Supporting the UK’s growing talent base of young entrepreneurs 

Louise McCoy is the Commercial Managing Director of Start Up Loans, a government-backed programme that launched in 2012 to provide loans to new and early-stage businesses throughout the UK that may have struggled to access finance (up to £25k) elsewhere

Supporting the UK’s growing talent base of young entrepreneurs

In today’s fast-paced and competitive world, large numbers of young adults aged 18-24 are choosing to take the leap into entrepreneurship. As well as those who start a business instead of, during or after higher education, with the rise of side-hustle culture, many even start businesses alongside full-time employment, learning vital skills along the way. 

This appetite for business amongst young people is highlighted by recent data from the Centre for Entrepreneurs, which finds that they are starting twice as many businesses as the baby boomer generation.

Furthermore, research by GoDaddy and the University of Kent suggests that almost half (45%) of students studying for their GCSEs, AS-levels and A-levels are thinking about going into business ownership instead of going to university. The main reasons were expense, the growing cost of student debt and a desire for financial independence. It also found that more than a third (37%) of respondents had already started their own businesses or planned to imminently, whether full-time or as a side hustle. 

This desire to be self-employed among young people is evident in the success of the Start Up Loans programme, which has provided over £100 million in funding to under 25s since its launch in 2012. Regions such as London, the North West and the West Midlands have emerged as hotbeds of entrepreneurial activity, receiving the highest number of loans to 18-24 year-olds since the programme’s inception.

The importance of this milestone should not be underestimated, as it highlights the thriving entrepreneurial mindset of young people and the growing trend among them to explore alternative paths to success and financial independence.

There are many reasons why being self-employed carries great appeal as an alternative to traditional employment and career journeys. When successful, being your own boss not only offers the potential of significant financial reward, but it also enables many to pursue their passions and have a more direct, positive impact in local communities and economies. 

Starting a business is not without challenges, however, and the above research also outlines what students said were the key barriers to starting their own enterprise. Lack of experience (89%) was high on the list, as was lack of capital or funding to launch a business (43%). 

We are committed to helping young people with good business ideas to overcome these barriers and turn those ideas into reality. Through Start Up Loans, aspiring young entrepreneurs gain access to government backed funding at a competitive rate, as well as invaluable mentoring and support, helping them to develop skills and knowledge, marketing strategies, supply chains and much more.

I am proud to witness the achievements of Start Up Loans’ many thousands of young loan recipients. They embody the ‘can-do’ attitude and motivation that define their generation. They also understand that starting and running a successful business requires a diverse set of skills and knowledge.

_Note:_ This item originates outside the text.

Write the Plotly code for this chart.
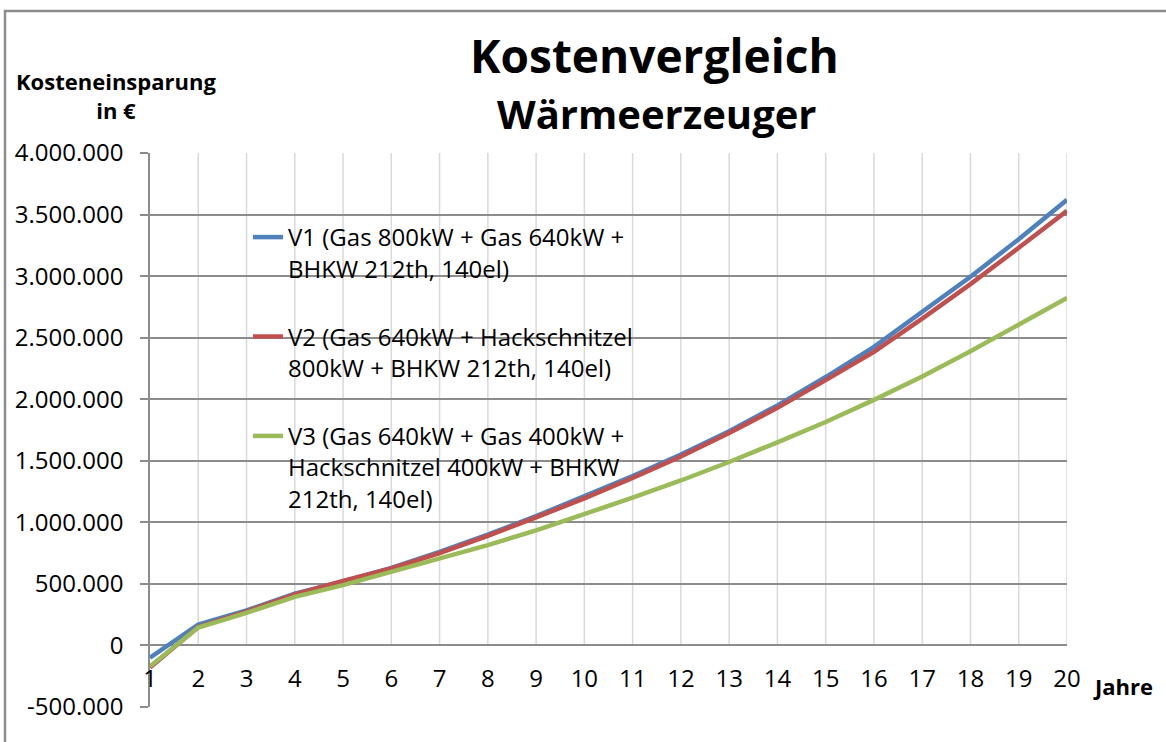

The £100 million funding milestone to business owners under 25 is further proof that we are willing to support higher risk start-ups, enabling them to access funding, regardless of their age, gender, ethnicity or professional experience, where others might not. We take our responsibility to have a social impact very seriously, shown by our higher proportion of lending to women and entrepreneurs from ethnic minority backgrounds. 

The rise of young entrepreneurs considering business ownership signifies a mentality shift in what the UK sees as aspirational in working life. 

As a nation, we should embrace and celebrate the achievements of these young entrepreneurs – regardless of whether or not they go on to become the next Richard Branson or Alan Sugar – with all the benefits business creation has in terms of job and wealth creation. 

We should encourage and support young people to have the confidence to forgo traditional careers if they have a great business idea and the passion to make it happen. In parallel we must ensure that we provide the necessary support and development of skills, empowering the next generation of founders and innovators to shape a prosperous future for themselves and our economy on their own terms.